What follows is a listing; give it again exactly, in its entirety.

Recorded data:
________________

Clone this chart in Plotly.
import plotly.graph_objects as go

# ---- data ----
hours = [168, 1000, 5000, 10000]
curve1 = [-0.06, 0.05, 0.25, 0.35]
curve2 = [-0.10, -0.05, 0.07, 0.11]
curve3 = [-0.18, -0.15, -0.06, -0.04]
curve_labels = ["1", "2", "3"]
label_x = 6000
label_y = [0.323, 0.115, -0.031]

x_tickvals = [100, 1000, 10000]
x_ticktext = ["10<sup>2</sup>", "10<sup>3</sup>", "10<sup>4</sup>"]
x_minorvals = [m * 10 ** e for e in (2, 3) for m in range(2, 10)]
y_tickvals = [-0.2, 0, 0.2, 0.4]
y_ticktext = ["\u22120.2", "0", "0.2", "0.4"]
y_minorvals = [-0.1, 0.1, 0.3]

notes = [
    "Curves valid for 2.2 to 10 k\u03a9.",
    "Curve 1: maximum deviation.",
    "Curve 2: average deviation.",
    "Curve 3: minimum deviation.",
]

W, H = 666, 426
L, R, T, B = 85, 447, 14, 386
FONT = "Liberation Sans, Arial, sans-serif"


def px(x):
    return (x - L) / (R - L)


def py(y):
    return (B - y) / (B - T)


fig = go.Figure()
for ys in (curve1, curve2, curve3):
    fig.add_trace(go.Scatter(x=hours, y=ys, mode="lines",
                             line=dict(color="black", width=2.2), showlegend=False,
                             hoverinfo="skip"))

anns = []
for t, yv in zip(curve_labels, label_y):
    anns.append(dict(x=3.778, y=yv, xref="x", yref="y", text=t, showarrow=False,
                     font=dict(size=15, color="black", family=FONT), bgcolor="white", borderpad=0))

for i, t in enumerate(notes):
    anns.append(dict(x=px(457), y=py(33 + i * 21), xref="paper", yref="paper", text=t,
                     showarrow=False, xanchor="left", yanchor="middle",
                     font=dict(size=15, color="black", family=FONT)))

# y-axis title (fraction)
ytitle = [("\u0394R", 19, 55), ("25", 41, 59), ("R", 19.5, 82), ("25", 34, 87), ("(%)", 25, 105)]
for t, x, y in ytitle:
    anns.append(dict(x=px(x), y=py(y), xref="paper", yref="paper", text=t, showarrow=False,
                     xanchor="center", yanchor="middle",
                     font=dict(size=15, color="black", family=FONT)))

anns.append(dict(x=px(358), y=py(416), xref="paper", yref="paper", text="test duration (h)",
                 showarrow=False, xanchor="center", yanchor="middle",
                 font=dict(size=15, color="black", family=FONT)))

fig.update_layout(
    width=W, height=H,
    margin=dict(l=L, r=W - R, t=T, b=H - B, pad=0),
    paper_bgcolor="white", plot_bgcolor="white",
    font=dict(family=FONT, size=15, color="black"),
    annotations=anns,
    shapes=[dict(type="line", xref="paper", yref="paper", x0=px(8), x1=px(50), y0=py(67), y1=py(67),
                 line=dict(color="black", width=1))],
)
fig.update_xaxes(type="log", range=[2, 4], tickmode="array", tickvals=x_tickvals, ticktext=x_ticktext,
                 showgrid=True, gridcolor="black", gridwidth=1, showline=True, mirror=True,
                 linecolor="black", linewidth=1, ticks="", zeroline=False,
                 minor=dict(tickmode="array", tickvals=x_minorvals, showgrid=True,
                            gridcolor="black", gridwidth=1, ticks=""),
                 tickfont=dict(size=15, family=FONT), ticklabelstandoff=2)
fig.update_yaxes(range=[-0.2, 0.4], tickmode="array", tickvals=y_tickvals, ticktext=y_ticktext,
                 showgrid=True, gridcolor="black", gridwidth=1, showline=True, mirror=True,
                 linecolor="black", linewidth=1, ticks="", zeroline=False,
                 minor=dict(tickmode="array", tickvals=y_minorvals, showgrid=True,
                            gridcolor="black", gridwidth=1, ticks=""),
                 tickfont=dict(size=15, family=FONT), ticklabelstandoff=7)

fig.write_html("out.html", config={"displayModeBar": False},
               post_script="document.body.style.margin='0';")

________________

Answer for the task:
Clone this chart in Plotly.
import plotly.graph_objects as go

# ---- data ----
hours = [168, 1000, 5000, 10000]
curve1 = [-0.06, 0.05, 0.25, 0.35]
curve2 = [-0.10, -0.05, 0.07, 0.11]
curve3 = [-0.18, -0.15, -0.06, -0.04]
curve_labels = ["1", "2", "3"]
label_x = 6000
label_y = [0.323, 0.115, -0.031]

x_tickvals = [100, 1000, 10000]
x_ticktext = ["10<sup>2</sup>", "10<sup>3</sup>", "10<sup>4</sup>"]
x_minorvals = [m * 10 ** e for e in (2, 3) for m in range(2, 10)]
y_tickvals = [-0.2, 0, 0.2, 0.4]
y_ticktext = ["\u22120.2", "0", "0.2", "0.4"]
y_minorvals = [-0.1, 0.1, 0.3]

notes = [
    "Curves valid for 2.2 to 10 k\u03a9.",
    "Curve 1: maximum deviation.",
    "Curve 2: average deviation.",
    "Curve 3: minimum deviation.",
]

W, H = 666, 426
L, R, T, B = 85, 447, 14, 386
FONT = "Liberation Sans, Arial, sans-serif"


def px(x):
    return (x - L) / (R - L)


def py(y):
    return (B - y) / (B - T)


fig = go.Figure()
for ys in (curve1, curve2, curve3):
    fig.add_trace(go.Scatter(x=hours, y=ys, mode="lines",
                             line=dict(color="black", width=2.2), showlegend=False,
                             hoverinfo="skip"))

anns = []
for t, yv in zip(curve_labels, label_y):
    anns.append(dict(x=3.778, y=yv, xref="x", yref="y", text=t, showarrow=False,
                     font=dict(size=15, color="black", family=FONT), bgcolor="white", borderpad=0))

for i, t in enumerate(notes):
    anns.append(dict(x=px(457), y=py(33 + i * 21), xref="paper", yref="paper", text=t,
                     showarrow=False, xanchor="left", yanchor="middle",
                     font=dict(size=15, color="black", family=FONT)))

# y-axis title (fraction)
ytitle = [("\u0394R", 19, 55), ("25", 41, 59), ("R", 19.5, 82), ("25", 34, 87), ("(%)", 25, 105)]
for t, x, y in ytitle:
    anns.append(dict(x=px(x), y=py(y), xref="paper", yref="paper", text=t, showarrow=False,
                     xanchor="center", yanchor="middle",
                     font=dict(size=15, color="black", family=FONT)))

anns.append(dict(x=px(358), y=py(416), xref="paper", yref="paper", text="test duration (h)",
                 showarrow=False, xanchor="center", yanchor="middle",
                 font=dict(size=15, color="black", family=FONT)))

fig.update_layout(
    width=W, height=H,
    margin=dict(l=L, r=W - R, t=T, b=H - B, pad=0),
    paper_bgcolor="white", plot_bgcolor="white",
    font=dict(family=FONT, size=15, color="black"),
    annotations=anns,
    shapes=[dict(type="line", xref="paper", yref="paper", x0=px(8), x1=px(50), y0=py(67), y1=py(67),
                 line=dict(color="black", width=1))],
)
fig.update_xaxes(type="log", range=[2, 4], tickmode="array", tickvals=x_tickvals, ticktext=x_ticktext,
                 showgrid=True, gridcolor="black", gridwidth=1, showline=True, mirror=True,
                 linecolor="black", linewidth=1, ticks="", zeroline=False,
                 minor=dict(tickmode="array", tickvals=x_minorvals, showgrid=True,
                            gridcolor="black", gridwidth=1, ticks=""),
                 tickfont=dict(size=15, family=FONT), ticklabelstandoff=2)
fig.update_yaxes(range=[-0.2, 0.4], tickmode="array", tickvals=y_tickvals, ticktext=y_ticktext,
                 showgrid=True, gridcolor="black", gridwidth=1, showline=True, mirror=True,
                 linecolor="black", linewidth=1, ticks="", zeroline=False,
                 minor=dict(tickmode="array", tickvals=y_minorvals, showgrid=True,
                            gridcolor="black", gridwidth=1, ticks=""),
                 tickfont=dict(size=15, family=FONT), ticklabelstandoff=7)

fig.write_html("out.html", config={"displayModeBar": False},
               post_script="document.body.style.margin='0';")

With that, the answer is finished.